--- Start EXCERPTED RECORDS ---

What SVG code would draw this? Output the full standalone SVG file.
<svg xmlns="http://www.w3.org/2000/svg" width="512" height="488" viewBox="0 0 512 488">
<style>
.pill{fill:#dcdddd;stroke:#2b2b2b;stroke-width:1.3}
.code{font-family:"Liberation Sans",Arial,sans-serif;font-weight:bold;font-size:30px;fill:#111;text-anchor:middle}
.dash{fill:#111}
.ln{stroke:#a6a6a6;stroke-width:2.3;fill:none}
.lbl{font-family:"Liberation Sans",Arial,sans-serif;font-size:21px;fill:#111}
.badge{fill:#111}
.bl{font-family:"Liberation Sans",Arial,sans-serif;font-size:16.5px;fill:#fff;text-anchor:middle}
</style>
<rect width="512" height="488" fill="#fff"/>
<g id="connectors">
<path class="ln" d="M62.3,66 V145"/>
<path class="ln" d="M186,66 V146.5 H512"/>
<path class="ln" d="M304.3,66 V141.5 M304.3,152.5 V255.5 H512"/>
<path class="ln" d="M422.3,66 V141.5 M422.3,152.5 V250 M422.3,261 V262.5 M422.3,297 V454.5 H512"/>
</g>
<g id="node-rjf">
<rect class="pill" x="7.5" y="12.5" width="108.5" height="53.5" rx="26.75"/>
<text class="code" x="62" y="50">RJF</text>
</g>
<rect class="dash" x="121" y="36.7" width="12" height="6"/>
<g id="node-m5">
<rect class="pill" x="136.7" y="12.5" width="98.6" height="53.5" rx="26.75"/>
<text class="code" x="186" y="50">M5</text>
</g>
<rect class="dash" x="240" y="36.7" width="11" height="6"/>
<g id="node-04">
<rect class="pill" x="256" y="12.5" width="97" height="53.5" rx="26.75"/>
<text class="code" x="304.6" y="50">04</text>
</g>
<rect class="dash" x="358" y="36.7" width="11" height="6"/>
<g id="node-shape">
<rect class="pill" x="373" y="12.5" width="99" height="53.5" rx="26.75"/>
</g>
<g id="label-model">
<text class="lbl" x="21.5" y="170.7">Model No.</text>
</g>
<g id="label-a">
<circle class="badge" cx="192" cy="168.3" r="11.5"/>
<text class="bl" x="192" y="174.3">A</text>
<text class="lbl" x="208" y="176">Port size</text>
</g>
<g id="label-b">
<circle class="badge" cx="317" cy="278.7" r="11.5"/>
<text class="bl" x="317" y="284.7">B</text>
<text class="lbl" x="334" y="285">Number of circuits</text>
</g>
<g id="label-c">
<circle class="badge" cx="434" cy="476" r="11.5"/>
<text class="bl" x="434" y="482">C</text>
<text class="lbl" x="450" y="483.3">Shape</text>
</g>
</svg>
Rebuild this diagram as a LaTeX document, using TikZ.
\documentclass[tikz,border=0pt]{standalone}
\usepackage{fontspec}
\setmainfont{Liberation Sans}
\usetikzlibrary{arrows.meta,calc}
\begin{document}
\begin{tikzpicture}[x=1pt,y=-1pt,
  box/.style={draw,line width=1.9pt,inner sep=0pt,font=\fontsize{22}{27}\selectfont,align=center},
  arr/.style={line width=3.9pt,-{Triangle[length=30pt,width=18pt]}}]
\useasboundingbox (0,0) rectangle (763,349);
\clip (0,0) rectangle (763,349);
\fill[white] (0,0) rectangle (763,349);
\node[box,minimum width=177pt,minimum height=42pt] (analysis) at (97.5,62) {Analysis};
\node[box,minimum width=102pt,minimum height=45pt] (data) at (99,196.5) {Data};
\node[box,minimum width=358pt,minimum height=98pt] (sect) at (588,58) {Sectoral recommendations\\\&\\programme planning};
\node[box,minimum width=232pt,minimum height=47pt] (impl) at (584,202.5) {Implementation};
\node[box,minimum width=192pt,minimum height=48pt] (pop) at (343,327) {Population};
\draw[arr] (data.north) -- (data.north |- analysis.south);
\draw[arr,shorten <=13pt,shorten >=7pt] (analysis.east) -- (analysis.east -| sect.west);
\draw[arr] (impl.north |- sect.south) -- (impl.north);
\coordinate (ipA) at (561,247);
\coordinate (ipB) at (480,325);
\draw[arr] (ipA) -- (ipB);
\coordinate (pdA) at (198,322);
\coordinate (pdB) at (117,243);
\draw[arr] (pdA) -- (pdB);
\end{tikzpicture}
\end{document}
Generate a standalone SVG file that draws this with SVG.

--- End EXCERPTED RECORDS ---

Your task is to print all of the records exactly.

What SVG code would draw this? Output the full standalone SVG file.
<svg xmlns="http://www.w3.org/2000/svg" width="512" height="488" viewBox="0 0 512 488">
<style>
.pill{fill:#dcdddd;stroke:#2b2b2b;stroke-width:1.3}
.code{font-family:"Liberation Sans",Arial,sans-serif;font-weight:bold;font-size:30px;fill:#111;text-anchor:middle}
.dash{fill:#111}
.ln{stroke:#a6a6a6;stroke-width:2.3;fill:none}
.lbl{font-family:"Liberation Sans",Arial,sans-serif;font-size:21px;fill:#111}
.badge{fill:#111}
.bl{font-family:"Liberation Sans",Arial,sans-serif;font-size:16.5px;fill:#fff;text-anchor:middle}
</style>
<rect width="512" height="488" fill="#fff"/>
<g id="connectors">
<path class="ln" d="M62.3,66 V145"/>
<path class="ln" d="M186,66 V146.5 H512"/>
<path class="ln" d="M304.3,66 V141.5 M304.3,152.5 V255.5 H512"/>
<path class="ln" d="M422.3,66 V141.5 M422.3,152.5 V250 M422.3,261 V262.5 M422.3,297 V454.5 H512"/>
</g>
<g id="node-rjf">
<rect class="pill" x="7.5" y="12.5" width="108.5" height="53.5" rx="26.75"/>
<text class="code" x="62" y="50">RJF</text>
</g>
<rect class="dash" x="121" y="36.7" width="12" height="6"/>
<g id="node-m5">
<rect class="pill" x="136.7" y="12.5" width="98.6" height="53.5" rx="26.75"/>
<text class="code" x="186" y="50">M5</text>
</g>
<rect class="dash" x="240" y="36.7" width="11" height="6"/>
<g id="node-04">
<rect class="pill" x="256" y="12.5" width="97" height="53.5" rx="26.75"/>
<text class="code" x="304.6" y="50">04</text>
</g>
<rect class="dash" x="358" y="36.7" width="11" height="6"/>
<g id="node-shape">
<rect class="pill" x="373" y="12.5" width="99" height="53.5" rx="26.75"/>
</g>
<g id="label-model">
<text class="lbl" x="21.5" y="170.7">Model No.</text>
</g>
<g id="label-a">
<circle class="badge" cx="192" cy="168.3" r="11.5"/>
<text class="bl" x="192" y="174.3">A</text>
<text class="lbl" x="208" y="176">Port size</text>
</g>
<g id="label-b">
<circle class="badge" cx="317" cy="278.7" r="11.5"/>
<text class="bl" x="317" y="284.7">B</text>
<text class="lbl" x="334" y="285">Number of circuits</text>
</g>
<g id="label-c">
<circle class="badge" cx="434" cy="476" r="11.5"/>
<text class="bl" x="434" y="482">C</text>
<text class="lbl" x="450" y="483.3">Shape</text>
</g>
</svg>
Rebuild this diagram as a LaTeX document, using TikZ.
\documentclass[tikz,border=0pt]{standalone}
\usepackage{fontspec}
\setmainfont{Liberation Sans}
\usetikzlibrary{arrows.meta,calc}
\begin{document}
\begin{tikzpicture}[x=1pt,y=-1pt,
  box/.style={draw,line width=1.9pt,inner sep=0pt,font=\fontsize{22}{27}\selectfont,align=center},
  arr/.style={line width=3.9pt,-{Triangle[length=30pt,width=18pt]}}]
\useasboundingbox (0,0) rectangle (763,349);
\clip (0,0) rectangle (763,349);
\fill[white] (0,0) rectangle (763,349);
\node[box,minimum width=177pt,minimum height=42pt] (analysis) at (97.5,62) {Analysis};
\node[box,minimum width=102pt,minimum height=45pt] (data) at (99,196.5) {Data};
\node[box,minimum width=358pt,minimum height=98pt] (sect) at (588,58) {Sectoral recommendations\\\&\\programme planning};
\node[box,minimum width=232pt,minimum height=47pt] (impl) at (584,202.5) {Implementation};
\node[box,minimum width=192pt,minimum height=48pt] (pop) at (343,327) {Population};
\draw[arr] (data.north) -- (data.north |- analysis.south);
\draw[arr,shorten <=13pt,shorten >=7pt] (analysis.east) -- (analysis.east -| sect.west);
\draw[arr] (impl.north |- sect.south) -- (impl.north);
\coordinate (ipA) at (561,247);
\coordinate (ipB) at (480,325);
\draw[arr] (ipA) -- (ipB);
\coordinate (pdA) at (198,322);
\coordinate (pdB) at (117,243);
\draw[arr] (pdA) -- (pdB);
\end{tikzpicture}
\end{document}
Generate a standalone SVG file that draws this with SVG.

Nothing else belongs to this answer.